Tradition and Change at the University of Idaho College of Law

University of Idaho Spring Commencement 2021

Richard H. Seamon

Published September 2021

As I write this, less than a month remains before the University of Idaho College of Law welcomes its incoming class, the Class of 2024. I invite attorneys reading this to recall what law school class they were in. I was Class of 1986 myself and, perhaps like you, vividly remember the feelings of excitement, anxiety, and self-doubt that predominated on the eve of law school. I suspect that these eve-of-law-school feelings are shared by every incoming class since the College of Law opened its doors more than 110 years ago. Some things don’t change.

In contrast, the College of Law itself has changed in many significant ways since then. This issue highlights some of those changes.

Let us start with most exciting one: the College is blessed with a new dean, Johanna Kalb, who as of May 2021 succeeded the College’s former dean, Jerry Long, in whom the College was also blessed. Just in her short time on the job, Dean Kalb has infused the College with new energy and ideas. And, as Dean Kalb’s article shows, that energy will be channeled—and those ideas will be informed—–by an understanding of the distinctive duties of a land grant law school. In this way, change will be rooted in worthwhile, longstanding traditions.

The duties of a land grant law school, as Dean Kalb writes, include productively engaging with all the communities that a land grant law school serves; giving students practical knowledge and skills; and addressing access-to-justice challenges. All three duties are carried out in major ways by the College’s legal clinics, which are the subject of three other articles in this issue.

John Hinton writes about the Entrepreneurship Law Clinic, which is based in Boise and vitally connected to the Treasure Valley’s incredibly vibrant business community.
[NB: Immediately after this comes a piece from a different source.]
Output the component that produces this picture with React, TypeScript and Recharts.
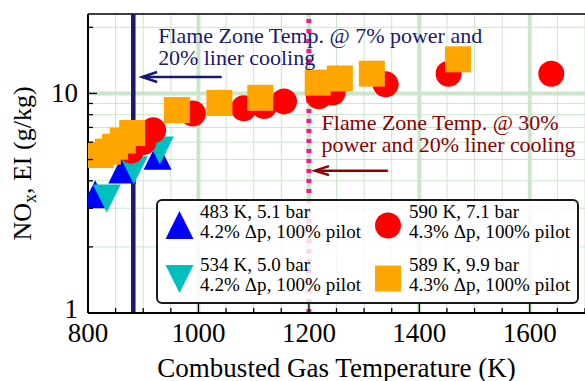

This clinic gives students valuable transactional lawyering skills and serves startups and other small businesses in need of legal services.

Geoff Heeren describes the Immigration Clinic, which is based in Moscow and gives students valuable experience aiding an underserved community of clients in a growing area of legal practice.

Finally, Jessica Long describes the involvement of the College’s Main Street Law Clinic in lengthy, complex litigation on behalf of the needy residents of the Syringa Mobile Home Park outside Moscow. The litigation offered hands-on experience to more than two dozen law students, who also had the opportunity to collaborate with skilled attorneys in the Idaho bar.

Professors Hinton, Heeren, and Long have built upon the unsurpassable work of Professor Emeritus Maureen Laflin, recipient of the Idaho State Bar’s Distinguished Lawyer Award in 2020. Although the award reflects a career of many outstanding accomplishments, it would have been merited even if one considered only Maureen’s role in solidifying and expanding the College’s legal clinics. In large part through Maureen’s efforts, the clinics have become the crown jewel of the College’s experiential-learning curriculum. They continue to shine.

“There is a silver lining to this still-dark cloud.”

To stay with the subject of recent changes at the law school, many of those changes over the last year have been necessitated by the COVID-19 pandemic. There is a silver lining to this still-dark cloud. As a practical matter, it has forced the College to expand its proficiency with online technology, along with its capacity to serve our large, still relatively sparsely populated State. More to the point, as I try to show in my piece for this issue, the pandemic has demonstrated the continuing relevance and dynamism of the U.S. Constitution. One can be an originalist while still appreciating the extent to which that document was “intended to endure for ages to come,” and to which, as reformed by its 27 amendments and interpreted by the U.S. Supreme Court, it has “adapted to the various crises of human affairs.”[1]

The College is grateful for the opportunity to host this issue. On behalf of the College and my co-authors, I thank the Idaho State Bar, with special thanks to Tenielle Fordyce–Ruff, Jessica Harrison, Brian Kane, Elizabeth Mathieu, Diane Minnich, Kenny Shumard, and Zach Zollinger. I also thank those who have read this far, and to them I say: Don’t stop now; keep reading!


Richard H. Seamon is a professor at the University of Idaho College of Law who teaches constitutional law and other subjects. He welcomes your feedback at richard@uidaho.edu.

[1] McCulloch v. Maryland, 17 U.S. 316, 415 (1819) (emphasis in original).